Anne: That you just put up with it and get frustrated with?
Carol: Yeah, that somehow whining comes with having kids. And what if you could eliminate whining? What if there’s a strategy that you could actually remove it from?
Anne: Tell us, Child Whisperer. How do you do it? How do you stop the whining?
Carol: How do you get rid of the whining? Well, in this case, I’m gonna speak specifically to this mom’s scenario, and then we’re gonna look at the four types of…You can actually type the whine. You can look at how a child whines. There’s different qualities of whining-ness that are actually very true to types. This will be interesting. You could profile your children according to their whining.
Anne: You can type everything.
Carol: That’s right.
Anne: In this mom’s case, she’s a Type 3.
Carol: Yeah, and the twins are Type 3s, so I’m looking at that right away saying, well, the Type 2 child, which is the more subdued, gentle nature, is sandwiched in between to higher movement, push forward, move swift energies. And so, there’s a good chance that her subtle clues and requests weren’t noted, and she had to amp it up to get her needs met.

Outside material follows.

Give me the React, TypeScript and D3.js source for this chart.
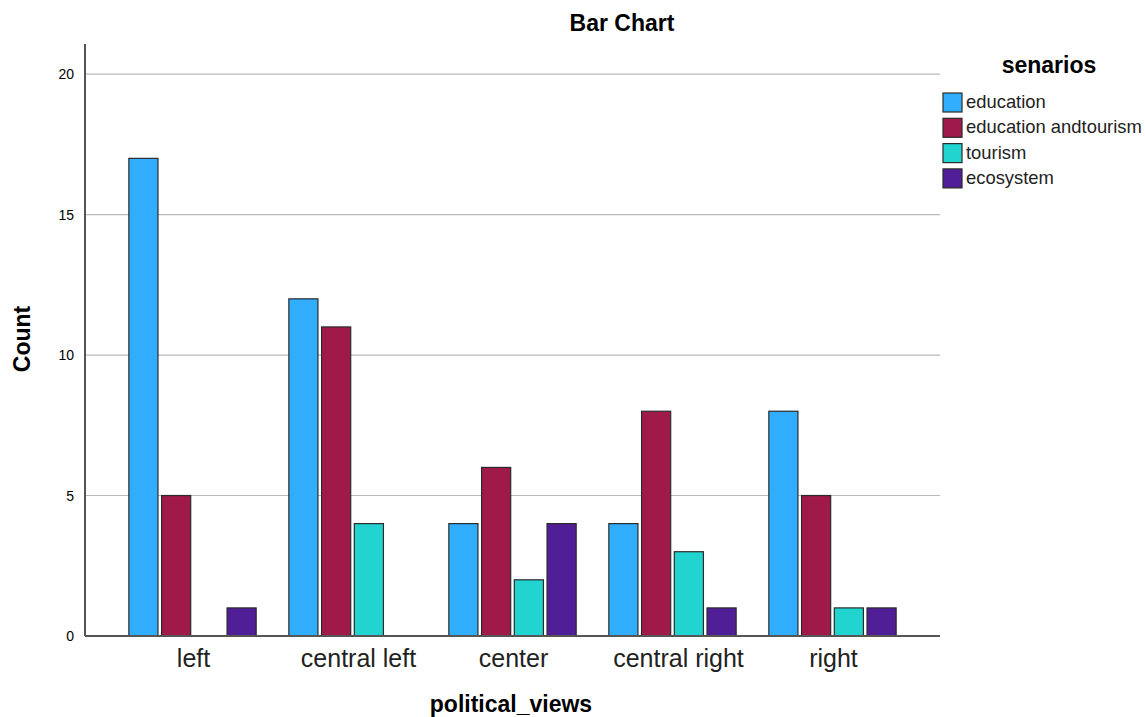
import React from "react";
import * as d3 from "d3";

const categories = ["left", "central left", "center", "central right", "right"];
const seriesNames = ["education", "education andtourism", "tourism", "ecosystem"];
const education = [17, 12, 4, 4, 8];
const educationTourism = [5, 11, 6, 8, 5];
const tourism = [0, 4, 2, 3, 1];
const ecosystem = [1, 0, 4, 1, 1];
const yTicks = [0, 5, 10, 15, 20];
const colors = ["#31adfd", "#a0194b", "#22d4d0", "#501f97"];

const W = 1145;
const H = 717;
const left = 85;
const right = 940;
const top = 44;
const bottom = 636;

export default function App() {
  const series = [education, educationTourism, tourism, ecosystem];
  const x0 = d3.scaleBand<string>().domain(categories).range([left, right]).paddingInner(0.198).paddingOuter(0.271);
  const x1 = d3.scaleBand<string>().domain(seriesNames).range([0, x0.bandwidth()]).paddingInner(0.08);
  const y = d3.scaleLinear().domain([0, 21.07]).range([bottom, top]);
  const font = "Arial, 'Liberation Sans', sans-serif";

  return (
    <svg width={W} height={H} style={{ position: "absolute", left: 0, top: 0, background: "#fff" }} fontFamily={font}>
      <text x={622} y={31} textAnchor="middle" fontSize={23} fontWeight="bold" fill="#000">Bar Chart</text>
      {yTicks.filter(t => t > 0).map(t => (
        <line key={"g" + t} x1={left} x2={right} y1={y(t)} y2={y(t)} stroke="#b9b9b9" strokeWidth={1.2} />
      ))}
      {yTicks.map(t => (
        <text key={"t" + t} x={74} y={y(t) + 5} textAnchor="end" fontSize={14} fill="#000">{t}</text>
      ))}
      {categories.map((c, ci) => (
        <g key={c}>
          {seriesNames.map((s, si) => {
            const v = series[si][ci];
            if (!v) return null;
            return (
              <rect key={s} x={(x0(c) as number) + (x1(s) as number) + 0.5} y={y(v)} width={x1.bandwidth() - 1} height={bottom - y(v)}
                fill={colors[si]} stroke="#2b2b2b" strokeWidth={1.2} />
            );
          })}
          <text x={(x0(c) as number) + x0.bandwidth() / 2 + (c.includes(" ") ? 6 : 1)} y={667} textAnchor="middle" fontSize={25} fill="#222">{c}</text>
        </g>
      ))}
      <line x1={left} x2={left} y1={top} y2={bottom} stroke="#555" strokeWidth={2} />
      <line x1={left} x2={right} y1={bottom} y2={bottom} stroke="#555" strokeWidth={2} />
      <text transform={`translate(30,339) rotate(-90)`} textAnchor="middle" fontSize={23} fontWeight="bold" fill="#000">Count</text>
      <text x={511} y={712} textAnchor="middle" fontSize={23} fontWeight="bold" fill="#000">political_views</text>
      <text x={1049} y={73} textAnchor="middle" fontSize={23} fontWeight="bold" fill="#000">senarios</text>
      {seriesNames.map((s, si) => (
        <g key={s} transform={`translate(943,${93 + si * 25.3})`}>
          <rect x={0} y={0} width={19} height={19} fill={colors[si]} stroke="#2b2b2b" strokeWidth={1.2} />
          <text x={23} y={15} fontSize={18.4} fill="#222">{s}</text>
        </g>
      ))}
    </svg>
  );
}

Anne: And she’s been doing it for…she’s three years old, and so has just been used to doing it, communicating that way?
Carol: Yeah, could be. It’s like, “Well, my Type 2 children are more typical whiners,” because they have an emotional connection to the world. So, whining is this emotional expression of some need is not met. And an interesting thing that parents do with whining is they’ll respond to it because they wanna stop the whining. Yeah, and in responding to the whine, and kinda catering to the request to the whine, teaches your child this is an appropriate form of communication. “Yeah, it works. You’re listening to me now, you’re paying attention.” And so, in just kind of backwards way, we train a child to whine. It becomes a second language for them. And in an effort to stop the whine, you’re actually encouraging the whine. And so, that’s the thing, you know, how much have you supported a child’s needs when they whine, because you thought this will stop it, and yet it does train them to use that strategy again. And it’s a subconscious message that just says, “This is how you communicate and I will meet your needs.” So, you’ve got to re-train your children.
Anne: That can take time.
Carol: It can.
Anne: I think as parents, we can whine to the whine too. “What do you need? Stop whining.” You know?
Carol: That’s true.
Anne: What happens to the kid, they only get more defensive and…
Carol: You’re both…The parent’s whining and the child’s whining now because you’re expressing yourself through an emotional filter. It’s like it’s all emotional. They’re upset, there’s stress being expressed. And so, you’ve got to train yourself first, stay sort of stabilize yourself to not go into that emotional response of upset, frustration, however you go there to try to stop your child from whining.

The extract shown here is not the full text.